Harrison Phillips went to the playoffs three times as a member of the Buffalo Bills. He remembers sitting at his locker in tears after each postseason loss, stung by the finality of the moment but more so by what inevitably happens next.
He knew that in the NFL's uncompromising business cycle, the roster would never be intact again, no matter how successful the team was that season.
No team ever returns exactly as constructed.
"That's probably the hardest heartbreak for me," the Vikings nose tackle said. "You always believe in yourself that you will be on the team the following year and you'll have another chance to win the Super Bowl. But you won't be able to do it with the same group. Just the reality of the business is that not everyone will be here next year, and you want to win it with the guys that you're brothers with."
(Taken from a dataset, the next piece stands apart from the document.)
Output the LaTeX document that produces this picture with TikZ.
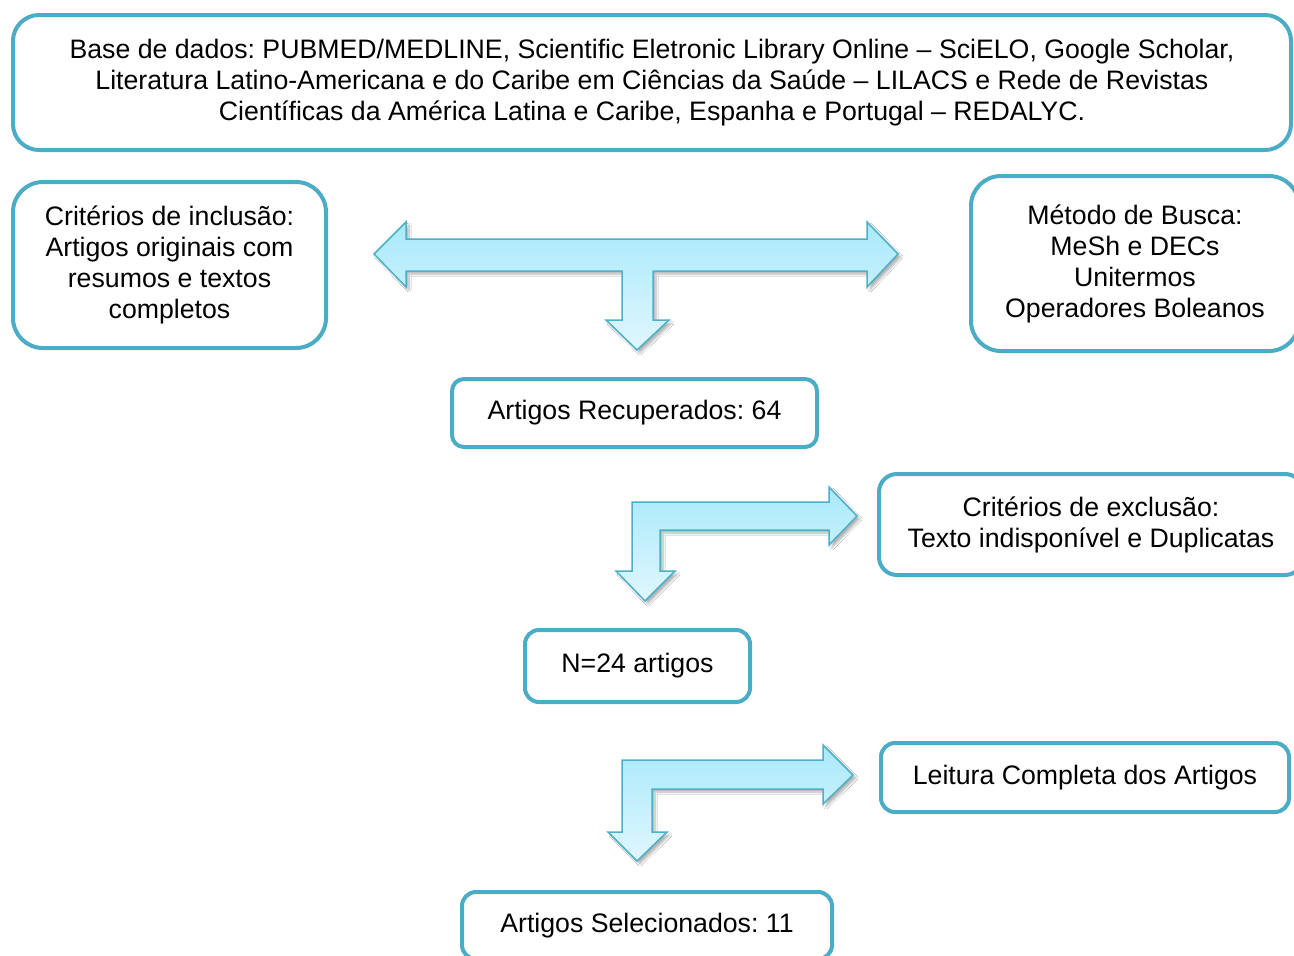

The Vikings team that just produced a stupendously entertaining and dramatic regular season is guaranteed one playoff game. That's it. Nothing more.
And when the ride is over — whether it's one game or more — that will be it for a group of players who feel so connected that they refer to their bond as "uncommon."
The roster won't look the same next season. That's a certainty, and players know it. Especially veterans who are wise to the NFL's annual churn.
In fact, it's quite likely the roster will look strikingly different in Year 2 of a blueprint that General Manager Kwesi Adofo-Mensah labeled a "competitive rebuild."